• _Instructions to follow_: Transcribe the listing that follows in full, omitting pictures.

• _Information supplied_:
--------------------

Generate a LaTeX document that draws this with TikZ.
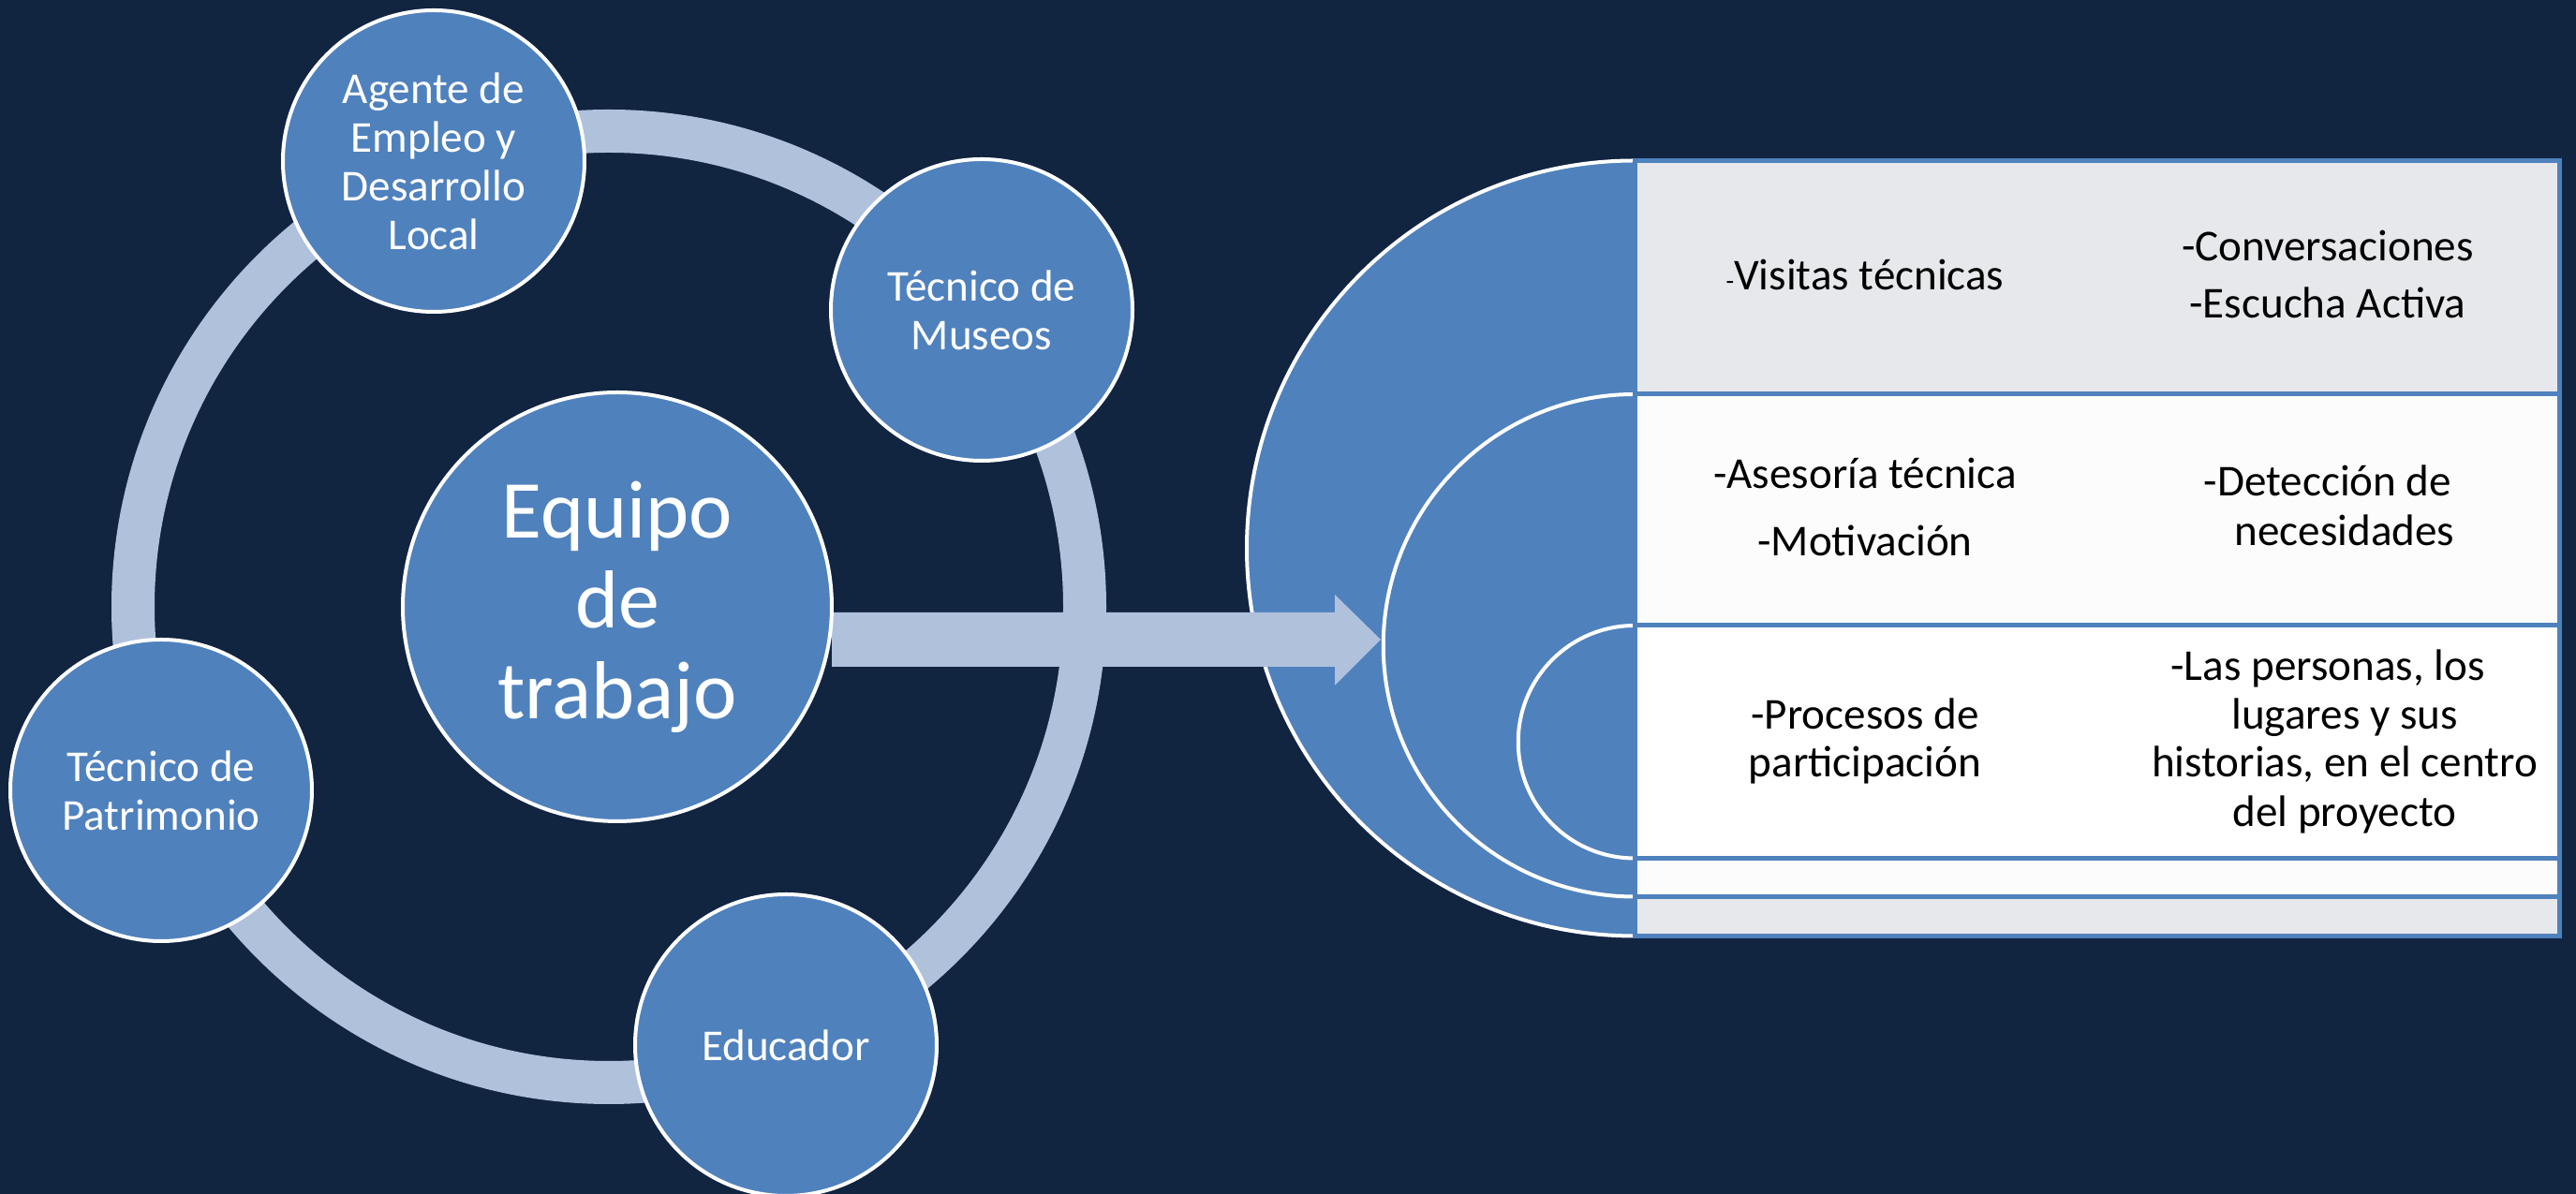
\documentclass[tikz,border=0pt]{standalone}
\usepackage{fontspec}
\setmainfont{Carlito}
\definecolor{bgnavy}{RGB}{17,36,64}
\definecolor{ringblue}{RGB}{176,193,220}
\definecolor{midblue}{RGB}{79,129,189}
\definecolor{rowgray}{RGB}{231,232,236}
\definecolor{rowwhite}{RGB}{252,252,252}
\begin{document}
\begin{tikzpicture}[x=0.1mm,y=0.1mm,
  member/.style={circle, fill=midblue, draw=white, line width=0.4mm, minimum size=32.2mm,
    inner sep=0pt, text=white, align=center, font=\fontsize{13.4}{14.8}\selectfont},
  hub/.style={member, minimum size=45.8mm, font=\fontsize{25}{27.5}\selectfont},
  celltext/.style={anchor=base, inner sep=0pt, text=black, font=\fontsize{13.4}{14.8}\selectfont},
  levelbox/.style={draw=midblue, line width=0.5mm},
  halo/.style={fill=midblue},
  haloedge/.style={draw=white, line width=0.4mm},
  cyclering/.style={draw=ringblue, line width=4.6mm},
  blockarrow/.style={fill=ringblue}]
% background
\fill[bgnavy] (0,0) rectangle (2750,1275);
\useasboundingbox (0,0) rectangle (2750,1275);
% cycle ring
\coordinate (ringc) at (650,627);
\draw[cyclering] (ringc) circle[radius=508];
% target semicircles
\fill[halo] (1745,1103.5) arc[start angle=90, end angle=270, radius=414] -- cycle;
\draw[haloedge] (1745,1103.5) arc[start angle=90, end angle=270, radius=414];
\fill[halo] (1745,854) arc[start angle=90, end angle=270, radius=268.25] -- cycle;
\draw[haloedge] (1745,854) arc[start angle=90, end angle=270, radius=268.25];
\fill[halo] (1745,607) arc[start angle=90, end angle=270, radius=124.25] -- cycle;
\draw[haloedge] (1745,607) arc[start angle=90, end angle=270, radius=124.25];
% table levels
\draw[levelbox, fill=rowgray] (1745,1103.5) rectangle (2732.5,275.5);
\draw[levelbox, fill=rowwhite] (1745,854) rectangle (2732.5,317.5);
\draw[levelbox, fill=white] (1745,607) rectangle (2732.5,358.5);
% block arrow
\coordinate (arrowtail) at (888,592);
\coordinate (arrowtip) at (1474,592);
\fill[blockarrow] ([yshift=2.9mm]arrowtail) -- (1425,621) -- (1425,640) -- (arrowtip)
  -- (1425,543) -- (1425,563) -- ([yshift=-2.9mm]arrowtail) -- cycle;
% circles
\node[hub] (equipo) at (659,627) {Equipo\\de\\trabajo};
\node[member] (agente) at (463,1103) {Agente de\\Empleo y\\Desarrollo\\Local};
\node[member] (museos) at (1048,944) {Técnico de\\Museos};
\node[member] (patrimonio) at (172,431) {Técnico de\\Patrimonio};
\node[member] (educador) at (839,159) {Educador};
% table texts
\node[celltext] (visitas) at (1991,965) {{\fontsize{8}{8}\selectfont -}Visitas técnicas};
\node[celltext] (conversa) at (2485,996) {-Conversaciones};
\node[celltext] (escucha) at (2485,935) {-Escucha Activa};
\node[celltext] (asesoria) at (1991,753) {-Asesoría técnica};
\node[celltext] (motiva) at (1991,681) {-Motivación};
\node[celltext] (deteccion) at (2485,745) {-Detección de};
\node[celltext] (necesid) at (2503,692) {necesidades};
\node[celltext] (procesos) at (1991,496) {-Procesos de};
\node[celltext] (particip) at (1991,445) {participación};
\node[celltext] (personas) at (2485,548) {-Las personas, los};
\node[celltext] (lugares) at (2503,496) {lugares y sus};
\node[celltext] (historias) at (2503,445) {historias, en el centro};
\node[celltext] (proyecto) at (2503,392) {del proyecto};
\end{tikzpicture}
\end{document}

--------------------

• _Answer for this exercise_:
Generate a LaTeX document that draws this with TikZ.
\documentclass[tikz,border=0pt]{standalone}
\usepackage{fontspec}
\setmainfont{Carlito}
\definecolor{bgnavy}{RGB}{17,36,64}
\definecolor{ringblue}{RGB}{176,193,220}
\definecolor{midblue}{RGB}{79,129,189}
\definecolor{rowgray}{RGB}{231,232,236}
\definecolor{rowwhite}{RGB}{252,252,252}
\begin{document}
\begin{tikzpicture}[x=0.1mm,y=0.1mm,
  member/.style={circle, fill=midblue, draw=white, line width=0.4mm, minimum size=32.2mm,
    inner sep=0pt, text=white, align=center, font=\fontsize{13.4}{14.8}\selectfont},
  hub/.style={member, minimum size=45.8mm, font=\fontsize{25}{27.5}\selectfont},
  celltext/.style={anchor=base, inner sep=0pt, text=black, font=\fontsize{13.4}{14.8}\selectfont},
  levelbox/.style={draw=midblue, line width=0.5mm},
  halo/.style={fill=midblue},
  haloedge/.style={draw=white, line width=0.4mm},
  cyclering/.style={draw=ringblue, line width=4.6mm},
  blockarrow/.style={fill=ringblue}]
% background
\fill[bgnavy] (0,0) rectangle (2750,1275);
\useasboundingbox (0,0) rectangle (2750,1275);
% cycle ring
\coordinate (ringc) at (650,627);
\draw[cyclering] (ringc) circle[radius=508];
% target semicircles
\fill[halo] (1745,1103.5) arc[start angle=90, end angle=270, radius=414] -- cycle;
\draw[haloedge] (1745,1103.5) arc[start angle=90, end angle=270, radius=414];
\fill[halo] (1745,854) arc[start angle=90, end angle=270, radius=268.25] -- cycle;
\draw[haloedge] (1745,854) arc[start angle=90, end angle=270, radius=268.25];
\fill[halo] (1745,607) arc[start angle=90, end angle=270, radius=124.25] -- cycle;
\draw[haloedge] (1745,607) arc[start angle=90, end angle=270, radius=124.25];
% table levels
\draw[levelbox, fill=rowgray] (1745,1103.5) rectangle (2732.5,275.5);
\draw[levelbox, fill=rowwhite] (1745,854) rectangle (2732.5,317.5);
\draw[levelbox, fill=white] (1745,607) rectangle (2732.5,358.5);
% block arrow
\coordinate (arrowtail) at (888,592);
\coordinate (arrowtip) at (1474,592);
\fill[blockarrow] ([yshift=2.9mm]arrowtail) -- (1425,621) -- (1425,640) -- (arrowtip)
  -- (1425,543) -- (1425,563) -- ([yshift=-2.9mm]arrowtail) -- cycle;
% circles
\node[hub] (equipo) at (659,627) {Equipo\\de\\trabajo};
\node[member] (agente) at (463,1103) {Agente de\\Empleo y\\Desarrollo\\Local};
\node[member] (museos) at (1048,944) {Técnico de\\Museos};
\node[member] (patrimonio) at (172,431) {Técnico de\\Patrimonio};
\node[member] (educador) at (839,159) {Educador};
% table texts
\node[celltext] (visitas) at (1991,965) {{\fontsize{8}{8}\selectfont -}Visitas técnicas};
\node[celltext] (conversa) at (2485,996) {-Conversaciones};
\node[celltext] (escucha) at (2485,935) {-Escucha Activa};
\node[celltext] (asesoria) at (1991,753) {-Asesoría técnica};
\node[celltext] (motiva) at (1991,681) {-Motivación};
\node[celltext] (deteccion) at (2485,745) {-Detección de};
\node[celltext] (necesid) at (2503,692) {necesidades};
\node[celltext] (procesos) at (1991,496) {-Procesos de};
\node[celltext] (particip) at (1991,445) {participación};
\node[celltext] (personas) at (2485,548) {-Las personas, los};
\node[celltext] (lugares) at (2503,496) {lugares y sus};
\node[celltext] (historias) at (2503,445) {historias, en el centro};
\node[celltext] (proyecto) at (2503,392) {del proyecto};
\end{tikzpicture}
\end{document}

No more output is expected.